PEDOMANRAKYAT, MAKASSAR – Hakim adalah orang yang mumpuni dalam bidangnya. Sekalipun demikian, seorang Hakim tidak semata mengandalkan kepandaiannya memutus perkara. Karena, Tuhan telah mengamanahkan kepadanya, menjadi orang yang layak, dan mampu menjalankan amanah yang berat itu. Dari sini, orangpun malah menyebut, Hakim adalah, perpanjangan tangan Tuhan, atau wakil Tuhan.
Karena itu, menjadi Hakim, bukan saja panggilan jiwa yang luhur, tetapi didalamnya ada kemuliaan. Dengan kemuliaan di jabatan Hakim itu, diharapkan sejalan dengan label “Yang Mulia” yang melekat pada personalia profesi yang satu ini.
Mulia, selain karena mereka adalah penjaga benteng hukum, dan keadilan, juga karena mereka adalah figur-figur manusiawi yang menjalankan tugas profesinya dengan sangat hati-hati. Profesi ini dijalankan bukan hanya sebagai pekerjaan semata, tetapi karena panggilan jiwa. Profesi ini dijalankan oleh kaum intelektual dengan bergelar sarjana hukum. Yang paling penting, di dalam menjalankan profesinya memerlukan integritas, ketelitian, ketekunan, dan dedikasi yang tinggi.
Hakim di Pengadilan Negeri (PN) Makassar yang satu ini misalnya, sekalipun masih muda, lahir di Bandung, Jawa Barat, 14 Februari 1976, namun telah melanglang buana di berbagai lembaga peradilan di kawasan timur Indonesia.
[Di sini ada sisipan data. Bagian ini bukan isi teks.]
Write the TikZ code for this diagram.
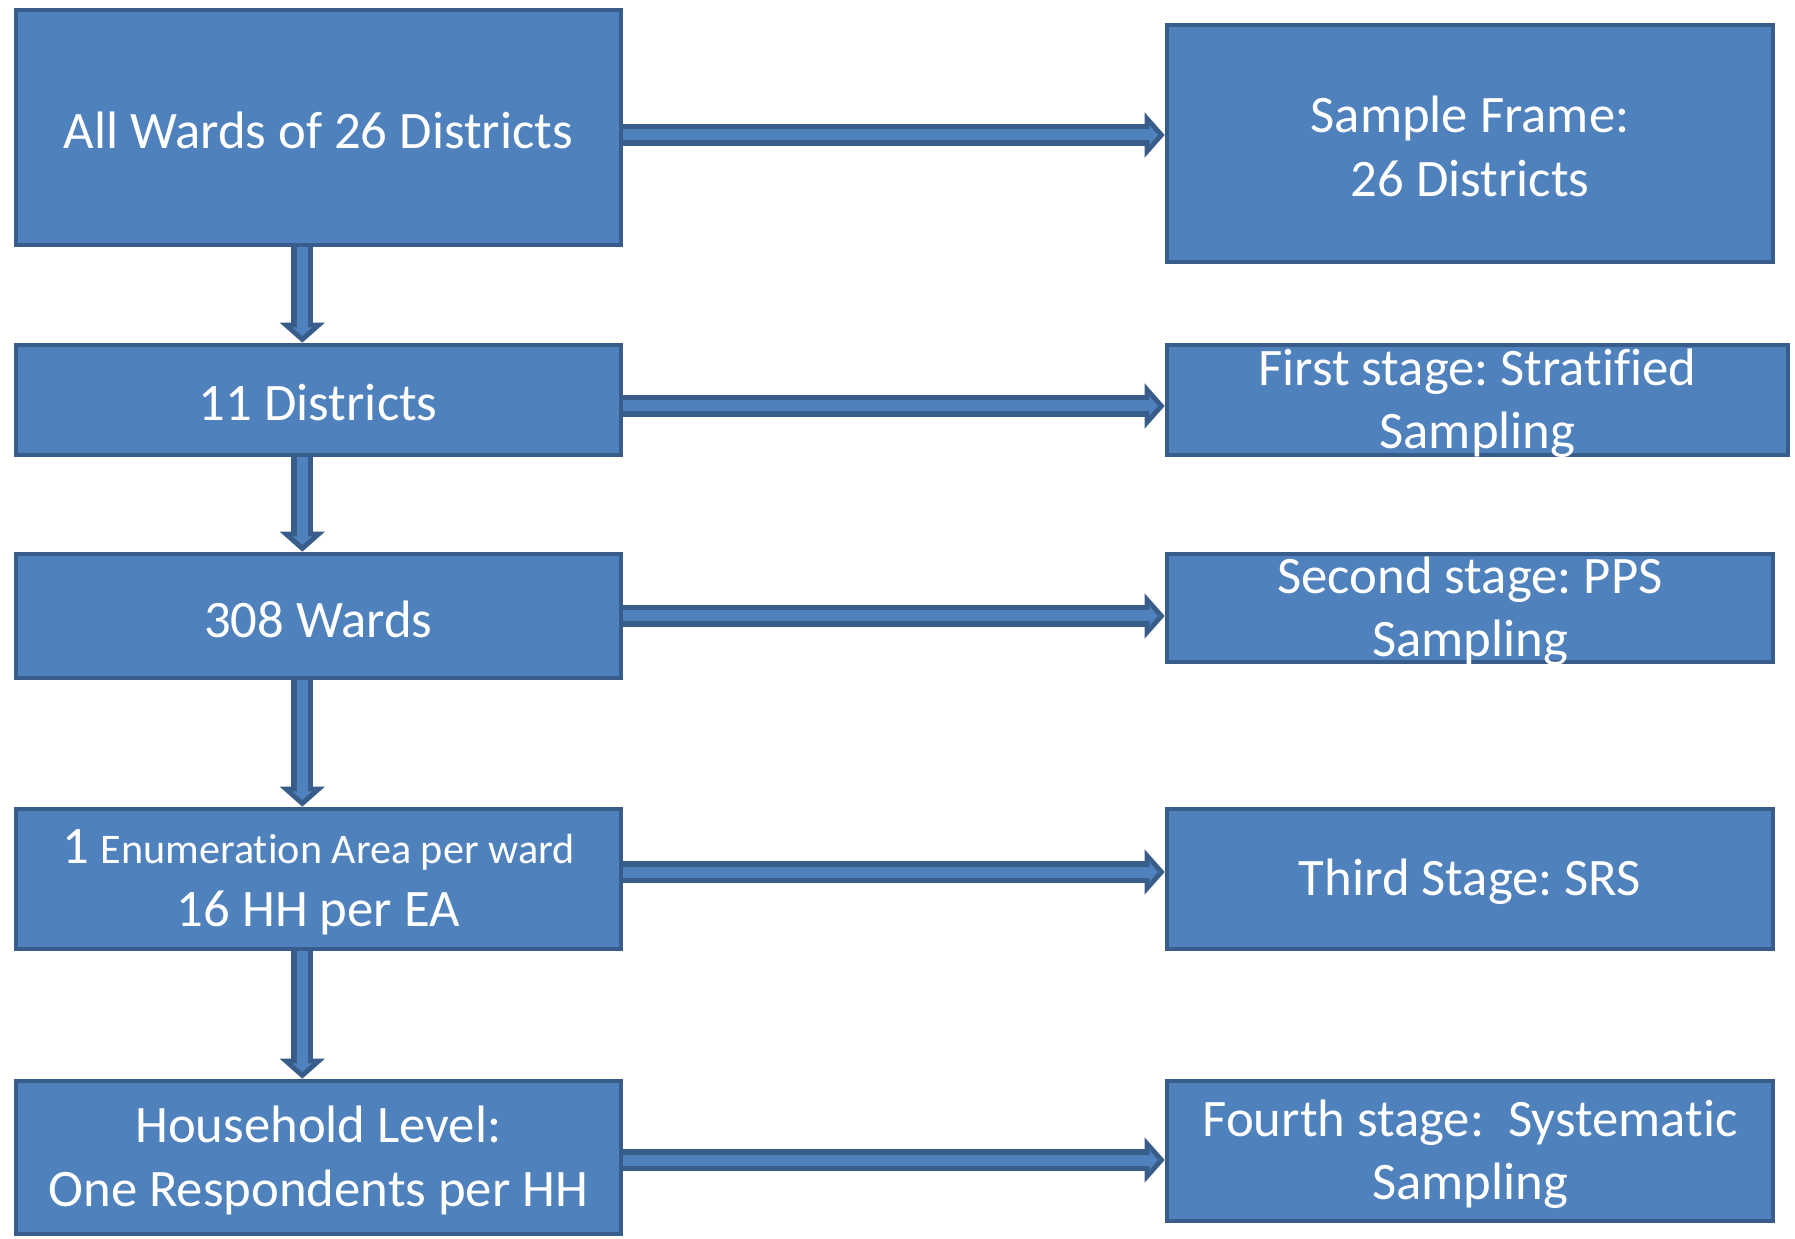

Dia adalah Farid Hidayat Sopamena, SH, MH.
Ditemui di kediaman pribadinya usai Idul Fitri 1443 H, sulung dari empat bersaudara pasangan H. Abbas Sopamena, SH, dan Hj. Ainunu Toisutta ini ‘blak-blakan’ mengungkap mengapa menjatuhkan pilihan berkarir sebagai penegak hukum.
“Ya, tentunya berbanggalah. Saya, tentunya selalu mensyukuri profesi menjadi seorang Hakim. Sebab, banyak diluar sana yang juga kepingin menjadi seorang Hakim, namun tidak kesampaian. Itu karena, Hakim adalah manusia pilihan. Makanya, di setiap tarikan nafas, dalam meniti tugas, dan tanggungjawab, harus diniatkan sebagai ibadah,” ujarnya.
Farid Hidayat Sopamena mengaku, sejak belia, hingga ketika duduk di bangku Sekolah Menengah Atas di Makassar, dia telah meyakini diri, kelak mengikui jejak ayahnya, H. Abbas Sopamena, SH yang berprofesi sebagai hakim di Pengadilan Negeri (PN), termasuk di Pengadilan Tinggi (PT).
“Sebenarnya, saya tertarik dengan kesungguhan bapak dalam bersidang. Dan disaat itu pula, muncul niatan saya kelak mengikuti jejak bapak. Sejak kecil itu pula, saya dan adik-adik selalu mengikuti bapak dari satu daerah ke daerah lain. Di situ saya banyak teman,” ujarnya saat mengingat masa lalu.
Karenanya, usai tamat di SMU Hasanuddin Makassar, Farid – sapaan akrab lelaki berdarah Siri Sori Islam, Kecamatan Saparua Timur, Maluku Tengah ini menjatuhkan pilihan untuk menimba ilmu hukum di Fakultas Hukum Universitas Muslim Indonesia (UMI) Makassar, tahun 1995.